Moreover, unlike steel, carbon fiber does not corrode—making it especially suitable for marine and aggressive environments where durability is paramount.

The Science Behind the Innovation

The research teams developed advanced mechanical and chemical treatments to extract usable carbon fibers from composite waste. Once integrated into concrete, the high surface area and tensile strength of these fibers contribute to better load distribution, microcrack bridging, and structural longevity. Some studies have even reported strength increases of 20–40% compared to traditional concrete under the same curing conditions.

Importantly, the fibers are used in relatively small volumes, meaning significant benefits are achieved without drastically altering mix design or costs.
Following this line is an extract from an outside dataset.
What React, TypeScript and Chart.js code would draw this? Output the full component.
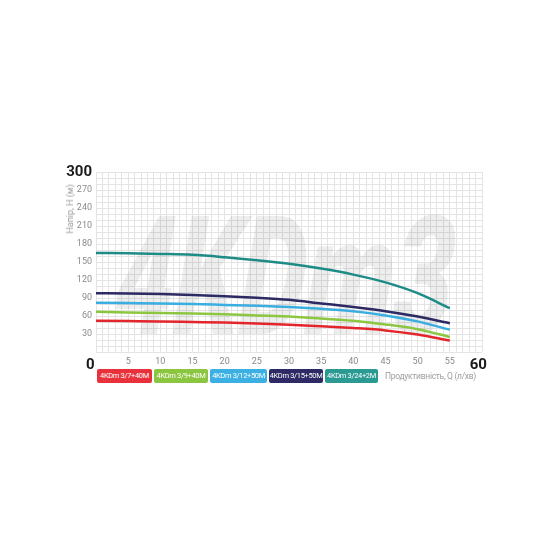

Environmental and Industry Impacts

This innovation represents a win-win for sustainability and performance:

• Reduces industrial carbon fiber waste

• Lowers reliance on energy-intensive steel

• Promotes circular economy practices in construction

• Supports low-carbon infrastructure development

As infrastructure ages and climate pressures mount, the demand for resilient and sustainable materials is growing rapidly. Recycled carbon fiber concrete can help meet these demands, particularly in high-performance applications like bridges, offshore platforms, earthquake-resistant structures, and urban infrastructure.

Looking Ahead

While further testing, standardization, and large-scale field trials are necessary before widespread adoption, the early results are promising. This advancement underscores a broader shift in civil engineering—from relying solely on conventional materials to embracing smart, sustainable alternatives.

Recycled carbon fiber in concrete isn’t just an upgrade; it’s a glimpse into the future of sustainable construction.